Everyone knows China has a huge industry surrounding pirated movies. It’s a fact and really something to be concerned with. We all know Hollywood is freaking out about it.
But truth be told I think they are so concerned because then the Chinese people will finally realize that Hollywood has been stealing all their movie ideas and rise up as an angry mob and crush them under a sea of Kung Fu fists and feet.
Take the amazing movie The Departed.
http://www.imdb.com/title/tt0407887/
Great movie and powerful performances but it’s a complete and utter rip off of a movie that came out four years earlier called: Internal Affairs (USA Title. Mou gaan dou Hong Kong title.*)
http://www.imdb.com/title/tt0338564/
They ripped this movie off so badly it’s really difficult to see how they got away with it and how they weren’t sued into non-existence for plagiarism and theft of intellectual property.
Here’s how bad it was: (spoiler alert)
Remember the scene with the stand off at the end where they were coming down the elevator in The Departed and the undercover cop was going to take the mole into custody and when the doors open up the undercover cop gets shot in the head by another mole cop sent to protect the original mole and the elevator doors continually close and open on his legs?
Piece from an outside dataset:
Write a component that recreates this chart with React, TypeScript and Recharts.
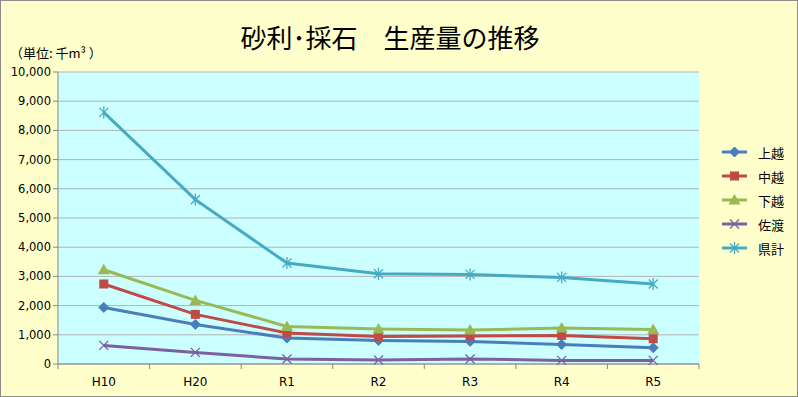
import React from "react";
import { LineChart, Line, XAxis, YAxis, CartesianGrid } from "recharts";

const categories = ["H10", "H20", "R1", "R2", "R3", "R4", "R5"];
const joetsu = [1938, 1356, 890, 808, 774, 671, 558];
const chuetsu = [2740, 1699, 1062, 945, 959, 979, 866];
const kaetsu = [3229, 2178, 1288, 1199, 1164, 1233, 1185];
const sado = [637, 397, 171, 137, 171, 123, 123];
const kenkei = [8616, 5627, 3459, 3092, 3068, 2966, 2740];
const yTicks = [0, 1000, 2000, 3000, 4000, 5000, 6000, 7000, 8000, 9000, 10000];

const data = categories.map((c, i) => ({
  name: c,
  上越: joetsu[i],
  中越: chuetsu[i],
  下越: kaetsu[i],
  佐渡: sado[i],
  県計: kenkei[i],
}));

const series = [
  { key: "上越", color: "#4A7EBB", shape: "diamond" },
  { key: "中越", color: "#BE4B48", shape: "square" },
  { key: "下越", color: "#98B954", shape: "triangle" },
  { key: "佐渡", color: "#7D60A0", shape: "x" },
  { key: "県計", color: "#46AAC5", shape: "star" },
];

const W = 798;
const H = 397;
const XH = 30;
const M = { top: 72, right: 99, left: 0, bottom: 397 - 364 - XH };
const YW = 58;
const plotW = W - M.left - M.right - YW;
const band = plotW / categories.length;

function Marker({ cx, cy, color, shape }: any) {
  if (cx == null || cy == null) return null;
  switch (shape) {
    case "diamond":
      return <polygon points={`${cx},${cy - 5} ${cx + 5},${cy} ${cx},${cy + 5} ${cx - 5},${cy}`} fill={color} stroke={color} />;
    case "square":
      return <rect x={cx - 4.5} y={cy - 4.5} width={9} height={9} fill={color} />;
    case "triangle":
      return <polygon points={`${cx},${cy - 6} ${cx + 6},${cy + 4.5} ${cx - 6},${cy + 4.5}`} fill={color} />;
    case "x":
      return (
        <g stroke={color} strokeWidth={1.3}>
          <line x1={cx - 4.5} y1={cy - 4.5} x2={cx + 4.5} y2={cy + 4.5} />
          <line x1={cx - 4.5} y1={cy + 4.5} x2={cx + 4.5} y2={cy - 4.5} />
        </g>
      );
    case "star":
      return (
        <g stroke={color} strokeWidth={1.3}>
          <line x1={cx - 4.5} y1={cy - 4.5} x2={cx + 4.5} y2={cy + 4.5} />
          <line x1={cx - 4.5} y1={cy + 4.5} x2={cx + 4.5} y2={cy - 4.5} />
          <line x1={cx} y1={cy - 6} x2={cx} y2={cy + 6} />
        </g>
      );
  }
  return null;
}

const XTick = (props: any) => {
  const { x, y, payload, index } = props;
  const axisY = y;
  return (
    <g>
      {index === 0 && <line x1={x - band / 2} y1={axisY} x2={x - band / 2} y2={axisY + 5} stroke="#868686" />}
      <line x1={x + band / 2} y1={axisY} x2={x + band / 2} y2={axisY + 5} stroke="#868686" />
      <text x={x} y={axisY + 22} textAnchor="middle" fontSize={12} fontFamily="DejaVu Sans" fill="#000">
        {payload.value}
      </text>
    </g>
  );
};

const LegendBox = () => (
  <div style={{ position: "absolute", left: 720, top: 139, fontFamily: "'Noto Sans CJK JP'", fontSize: 13 }}>
    {series.map((s) => (
      <div key={s.key} style={{ display: "flex", alignItems: "center", height: 24 }}>
        <svg width={28} height={14} style={{ marginRight: 9 }}>
          <line x1={1} y1={7} x2={26} y2={7} stroke={s.color} strokeWidth={3} />
          <Marker cx={13.5} cy={7} color={s.color} shape={s.shape} />
        </svg>
        <span style={{ color: "#000" }}>{s.key}</span>
      </div>
    ))}
  </div>
);

export default function App() {
  return (
    <div style={{ position: "absolute", left: 0, top: 0, width: W, height: H, background: "#FFFFCC", boxSizing: "border-box", border: "1px solid #8c8c8c" }}>
      <div style={{ position: "absolute", left: -1, top: -1 }}>
        <LineChart width={W} height={H} data={data} margin={M}>
          <CartesianGrid vertical={false} stroke="#B3B3B3" fill="#CCFFFF" />
          <XAxis
            dataKey="name"
            height={XH}
            tickLine={false}
            tickSize={0}
            tickMargin={0}
            axisLine={{ stroke: "#868686" }}
            tick={<XTick />}
            interval={0}
            padding={{ left: band / 2, right: band / 2 }}
          />
          <YAxis
            width={YW}
            domain={[0, 10000]}
            ticks={yTicks}
            interval={0}
            tickLine={{ stroke: "#868686" }}
            tickSize={5}
            axisLine={{ stroke: "#868686" }}
            tickFormatter={(v: number) => v.toLocaleString("en-US")}
            tick={{ fontSize: 11.5, fontFamily: "DejaVu Sans", fill: "#000" }}
            tickMargin={2}
          />
          {series.map((s) => (
            <Line
              key={s.key}
              type="linear"
              dataKey={s.key}
              stroke={s.color}
              strokeWidth={3}
              isAnimationActive={false}
              dot={(p: any) => <Marker key={`${s.key}-${p.index}`} cx={p.cx} cy={p.cy} color={s.color} shape={s.shape} />}
              activeDot={false}
            />
          ))}
        </LineChart>
      </div>
      <LegendBox />
      <div style={{ position: "absolute", left: -10, width: W, top: 17, textAlign: "center", fontFamily: "'Noto Sans CJK JP'", fontSize: 26, lineHeight: "38px", color: "#000" }}>
        砂利･採石　生産量の推移
      </div>
      <div style={{ position: "absolute", left: 9, top: 42, fontFamily: "'Noto Sans CJK JP'", fontSize: 13, color: "#000" }}>
        （単位: 千m³ ）
      </div>
    </div>
  );
}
And then the mole in the police force (who’s really bad) shoots the other mole cop in the head and makes it look like they shot each other? Well that scene is played out exactly expect for one part - they aren’t in the elevator. They are outside an elevator and when the doors open the undercover cop gets shot and the doors continually close on his legs.
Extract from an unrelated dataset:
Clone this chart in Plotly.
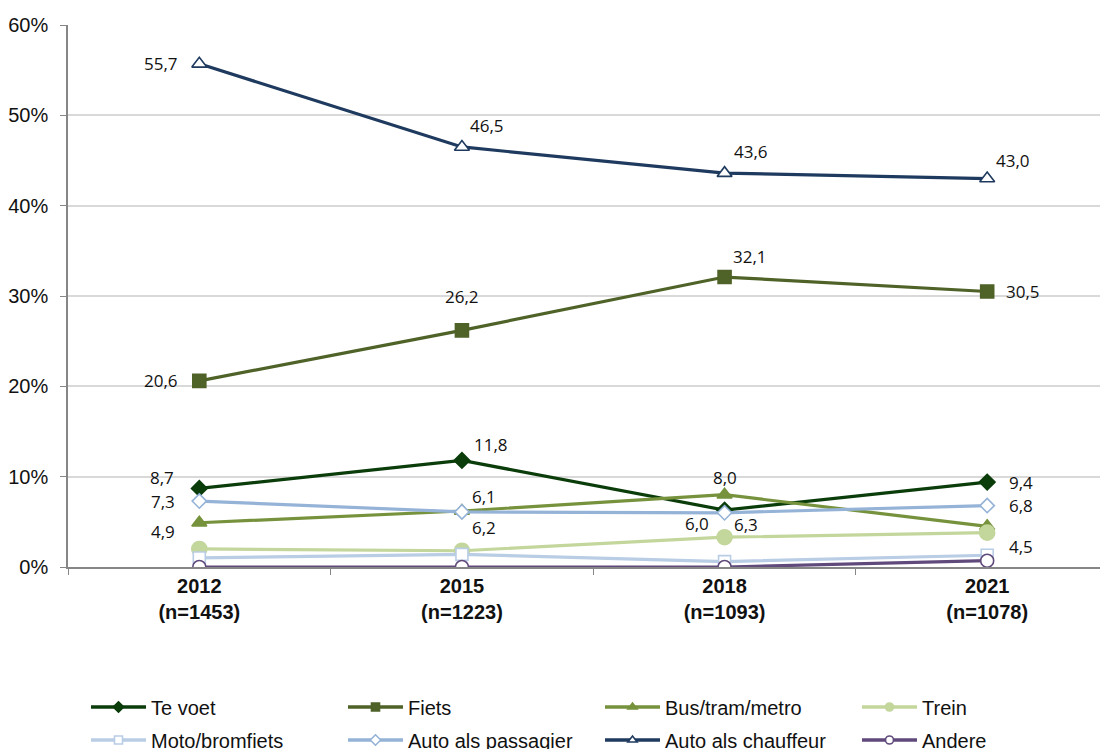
import plotly.graph_objects as go

years = ["2012<br>(n=1453)", "2015<br>(n=1223)", "2018<br>(n=1093)", "2021<br>(n=1078)"]

te_voet = [8.7, 11.8, 6.3, 9.4]
fiets = [20.6, 26.2, 32.1, 30.5]
bus = [4.9, 6.2, 8.0, 4.5]
trein = [2.0, 1.8, 3.3, 3.8]
moto = [1.0, 1.4, 0.6, 1.3]
passagier = [7.3, 6.1, 6.0, 6.8]
chauffeur = [55.7, 46.5, 43.6, 43.0]
andere = [0.0, 0.0, 0.0, 0.7]

# name, values, colour, symbol, filled, size, legend row
series = [
    ("Te voet", te_voet, "#0b3d0b", "diamond", True, 12, "legend"),
    ("Fiets", fiets, "#4f6228", "square", True, 13, "legend"),
    ("Bus/tram/metro", bus, "#76923c", "triangle-up", True, 13, "legend"),
    ("Trein", trein, "#c3d69b", "circle", True, 15, "legend"),
    ("Moto/bromfiets", moto, "#b9cde5", "square", False, 12, "legend2"),
    ("Auto als passagier", passagier, "#95b3d7", "diamond", False, 11, "legend2"),
    ("Auto als chauffeur", chauffeur, "#1f3a5f", "triangle-up", False, 13, "legend2"),
    ("Andere", andere, "#604a7b", "circle", False, 13, "legend2"),
]

# label offsets (xshift, yshift) per point
offsets = {
    "Te voet": [(-37, 11), (29, 16), (21, -14), (34, 0)],
    "Fiets": [(-38, 0), (0, 34), (25, 21), (36, 0)],
    "Bus/tram/metro": [(-36, -9), (22, -17), (0, 17), (34, -20)],
    "Auto als passagier": [(-36, 0), (22, 15), (-28, -11), (34, 0)],
    "Auto als chauffeur": [(-38, 0), (25, 21), (26, 22), (26, 18)],
}

fig = go.Figure()
for name, vals, col, sym, filled, size, leg in series:
    mk = dict(symbol=sym, color=col if filled else "white", line=dict(color=col, width=1.6))
    fig.add_trace(go.Scatter(
        x=years, y=vals, name=name, mode="lines+markers", showlegend=False,
        line=dict(color=col, width=3.2), marker=dict(mk, size=size),
    ))
    # legend entry with smaller marker, like the original
    fig.add_trace(go.Scatter(
        x=[None], y=[None], name=name, mode="lines+markers", legend=leg,
        line=dict(color=col, width=3.5), marker=dict(mk, size=8),
    ))
    if name in offsets:
        for i, v in enumerate(vals):
            dx, dy = offsets[name][i]
            fig.add_annotation(
                x=years[i], y=v, text=f"{v:.1f}".replace(".", ","), showarrow=False,
                xshift=dx, yshift=dy, font=dict(family="Open Sans", size=17, color="#111111"),
            )

# page body has an 8px margin, so the figure is 8px smaller than the window
W, H = 1100, 741

leg_style = dict(
    orientation="h", xref="container", yref="container", x=78 / W,
    xanchor="left", yanchor="middle", entrywidth=187, itemwidth=55,
    font=dict(size=20, family="Liberation Sans", color="#111111"), bgcolor="rgba(0,0,0,0)",
)

fig.update_layout(
    width=W, height=H,
    margin=dict(l=60, r=0, t=17, b=182),
    plot_bgcolor="white", paper_bgcolor="white",
    font=dict(family="Liberation Sans", color="#111111"),
    showlegend=True,
    legend=dict(leg_style, y=1 - 699 / H),
    legend2=dict(leg_style, y=1 - 732 / H),
)
fig.update_xaxes(
    range=[-0.5, 3.46], showgrid=False, showline=True, linecolor="#868686", linewidth=1.5,
    ticks="outside", tickson="boundaries", ticklen=6, tickcolor="#868686", automargin=False,
    tickfont=dict(size=20, family="Liberation Sans", color="#111111"),
    tickvals=years, ticktext=[f"<b>{y}</b>" for y in years],
)
fig.update_yaxes(
    range=[0, 60], dtick=10, ticksuffix="%", showgrid=True, gridcolor="#d9d9d9", gridwidth=1.5,
    showline=True, linecolor="#868686", linewidth=1.5, ticks="outside", ticklen=6,
    tickcolor="#868686", zeroline=False, automargin=False, ticklabelstandoff=8,
    tickfont=dict(size=20, family="Liberation Sans", color="#111111"),
)

fig.write_html("out.html")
That’s the difference. The blocking was the same except the director said,
“I know this translated Chinese script says inside the elevator but just to switch it up a little, we’ll do everything the same only we’ll do it” …wait for it…. “outside the elevator.”
Then the director is praised as a genius of creative cinema as some lowly director wanna-be intern gives him a massage with a happy ending while they move the camera to the opposite side of the room.
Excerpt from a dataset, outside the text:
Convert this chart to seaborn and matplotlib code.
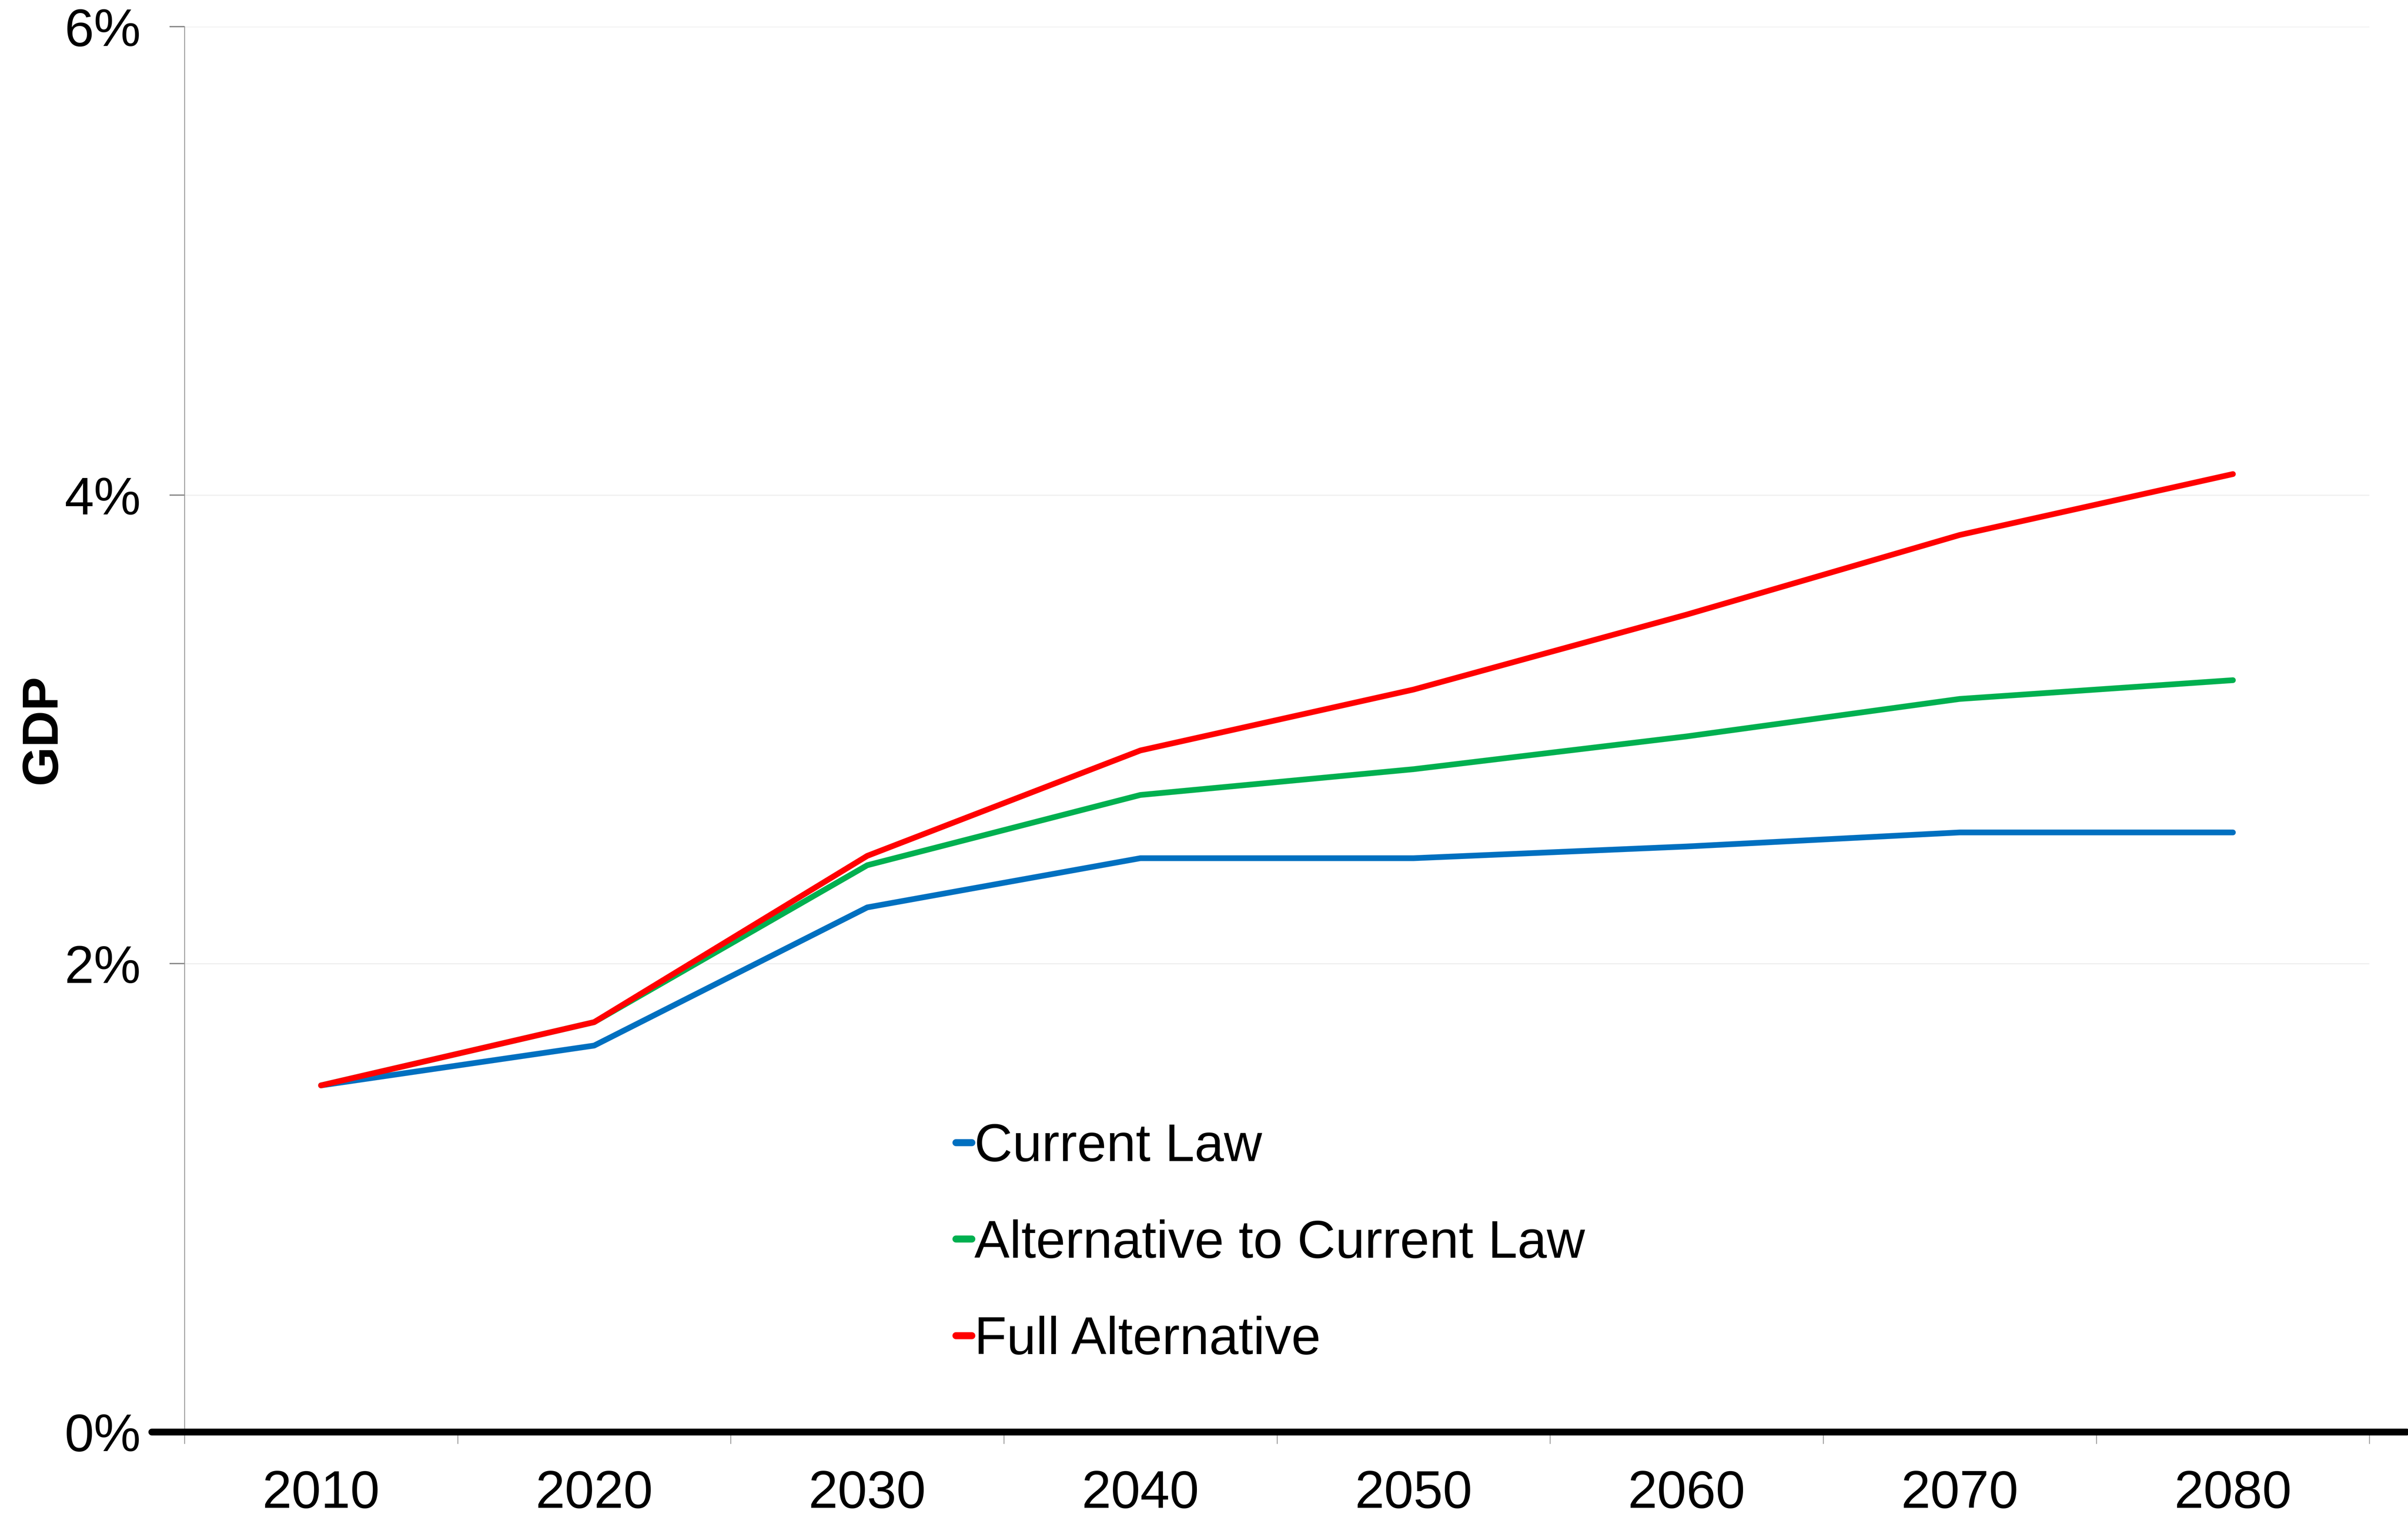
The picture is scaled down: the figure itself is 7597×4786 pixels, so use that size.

There are so many other parts that steal directly from this movie I just don’t have the time or energy to rant on them all.
Just know that as much as I enjoyed The Departed after seeing Internal Affairs it is now a cheap imitation of a fantastic and gripping foreign film. I highly recommend renting it. It was better acted and directed then The Departed and I was reading the subtitles while watching it and it still was more enjoyable.
*(Ok. So I know Hong Kong isn’t exactly China but since the British left and the entire island is filled with Chinese descendants, and it’s now under Chinese rule again, and because I needed a country with enough people to rise up in angry mob fashion that would elicit the appropriate imagery - they are China. Done.)